22.3.20

La contagión, 7


En la semana de pasión (y muerte) que se avecina no creo que a la gente le queden ganas de dedicarse al folclorismo de balcón, teniendo en cuenta que a unos metros, en un hospital pero también en un hangar sin paredes, el horror desautoriza la sonrisa. Estos días atrás ya me irritaba ese balconeo cantarín en la medida en que reflejaba una inconsciencia latente, la misma que les haría saltarse el confinamiento cuando quisieran encontrarse con su amor furtivo. Pero uno empieza siempre siendo comprensivo, e incluso me creía que hacer el ganso en la ventana era una forma de solidaridad, no sé si contra el virus o contra el aburrimiento.

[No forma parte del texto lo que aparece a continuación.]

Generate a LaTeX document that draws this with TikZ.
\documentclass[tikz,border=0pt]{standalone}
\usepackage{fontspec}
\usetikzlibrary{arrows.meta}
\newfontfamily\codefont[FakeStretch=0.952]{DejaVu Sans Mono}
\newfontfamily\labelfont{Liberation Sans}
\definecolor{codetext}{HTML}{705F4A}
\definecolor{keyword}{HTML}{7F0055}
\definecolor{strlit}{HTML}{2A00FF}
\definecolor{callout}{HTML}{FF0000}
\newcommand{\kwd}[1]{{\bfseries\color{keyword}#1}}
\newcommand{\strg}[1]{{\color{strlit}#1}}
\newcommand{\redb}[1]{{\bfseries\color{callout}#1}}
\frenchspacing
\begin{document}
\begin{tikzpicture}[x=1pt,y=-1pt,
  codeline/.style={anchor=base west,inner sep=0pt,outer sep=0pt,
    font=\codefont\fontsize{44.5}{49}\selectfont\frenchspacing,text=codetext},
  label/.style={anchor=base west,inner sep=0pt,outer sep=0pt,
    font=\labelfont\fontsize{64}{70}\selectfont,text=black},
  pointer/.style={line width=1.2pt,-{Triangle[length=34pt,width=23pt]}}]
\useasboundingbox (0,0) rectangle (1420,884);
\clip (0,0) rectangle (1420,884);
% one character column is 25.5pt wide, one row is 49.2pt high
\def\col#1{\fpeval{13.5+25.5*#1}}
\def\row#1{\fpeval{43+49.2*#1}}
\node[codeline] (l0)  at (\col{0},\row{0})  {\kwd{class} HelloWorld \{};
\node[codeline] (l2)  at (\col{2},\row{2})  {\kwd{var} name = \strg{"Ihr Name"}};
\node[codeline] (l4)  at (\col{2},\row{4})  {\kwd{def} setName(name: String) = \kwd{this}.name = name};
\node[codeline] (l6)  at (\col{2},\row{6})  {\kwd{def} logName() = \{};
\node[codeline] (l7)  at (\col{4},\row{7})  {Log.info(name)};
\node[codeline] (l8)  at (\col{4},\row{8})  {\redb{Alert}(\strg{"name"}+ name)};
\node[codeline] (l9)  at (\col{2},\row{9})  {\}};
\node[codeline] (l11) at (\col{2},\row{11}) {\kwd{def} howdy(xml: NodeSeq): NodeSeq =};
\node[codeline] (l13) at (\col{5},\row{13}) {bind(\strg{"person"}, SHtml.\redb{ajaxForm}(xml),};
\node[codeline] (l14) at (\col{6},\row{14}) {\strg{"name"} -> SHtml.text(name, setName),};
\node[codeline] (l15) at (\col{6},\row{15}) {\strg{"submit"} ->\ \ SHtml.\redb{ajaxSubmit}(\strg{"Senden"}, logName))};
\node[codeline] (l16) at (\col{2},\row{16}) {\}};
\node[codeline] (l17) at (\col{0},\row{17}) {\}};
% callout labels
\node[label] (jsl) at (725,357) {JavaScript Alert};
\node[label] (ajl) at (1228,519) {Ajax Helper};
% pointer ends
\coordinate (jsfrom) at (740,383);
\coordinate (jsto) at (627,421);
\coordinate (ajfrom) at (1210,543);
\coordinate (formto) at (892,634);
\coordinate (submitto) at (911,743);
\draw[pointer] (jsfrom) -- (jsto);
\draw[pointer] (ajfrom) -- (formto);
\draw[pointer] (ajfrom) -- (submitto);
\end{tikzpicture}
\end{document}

Pero hubo un vídeo, a mitad de semana, que me pareció ya intolerable: un deportista de élite tumbadazo en un sillón que daba consejos a sus fans para que no se aburrieran en casa. Lo había puesto en las redes pero los medios lo incluían en el lote solidario. Y el mensaje venía a decir algo así: «No os preocupéis, muchachos, ya sé que trabajáis todos los días y no sabríais qué hacer con vuestra vida. Pero yo paso la mayor parte del tiempo divirtiéndome y tocándome los huevos, así que os acompañaré a diario para que veáis cómo se hace». Como pasa con los mensajes cínicos dichos con ingenuidad, es preferible pensar que quien los emite, sencillamente, no se entera de nada. Pero cómo podían retransmitir los periódicos una imagen tan obscena, en un país —en una cultura— que nunca creyó del todo en aquello de my house is my castle. La cosa no ha hecho más que crecer, y ahora me repele ver en una pantalla pabellones para heridos de guerra y en la siguiente un imbécil fumándose un puro en el jacuzzi, presumiendo de gimnasio, o de copas solidarias con sus amigotes.

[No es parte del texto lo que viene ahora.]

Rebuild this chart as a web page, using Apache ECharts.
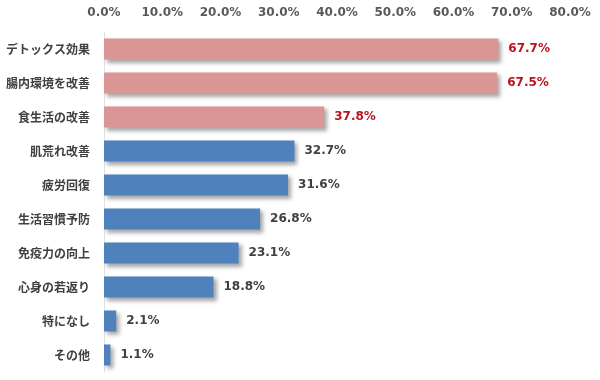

Me gusta constatar más que juzgar, y me sorprendo hablando con criterios de moral, de guardar las formas. Quizás es la moral de guerra, cuando cualquier frivolidad estaba muy mal vista por respeto a los que sufren. También en tiempos de antivirus me estomaga el exhibicionismo vulgar, aunque entonces lo tomo como constatación de cómo la gente se rige por modelos que no forman parte de la vida real. Ahora me indigna. La guerra, como dijo Píndaro, es dulce para quienes no la han probado, sobre todo si se sienten seguros de que no la probarán.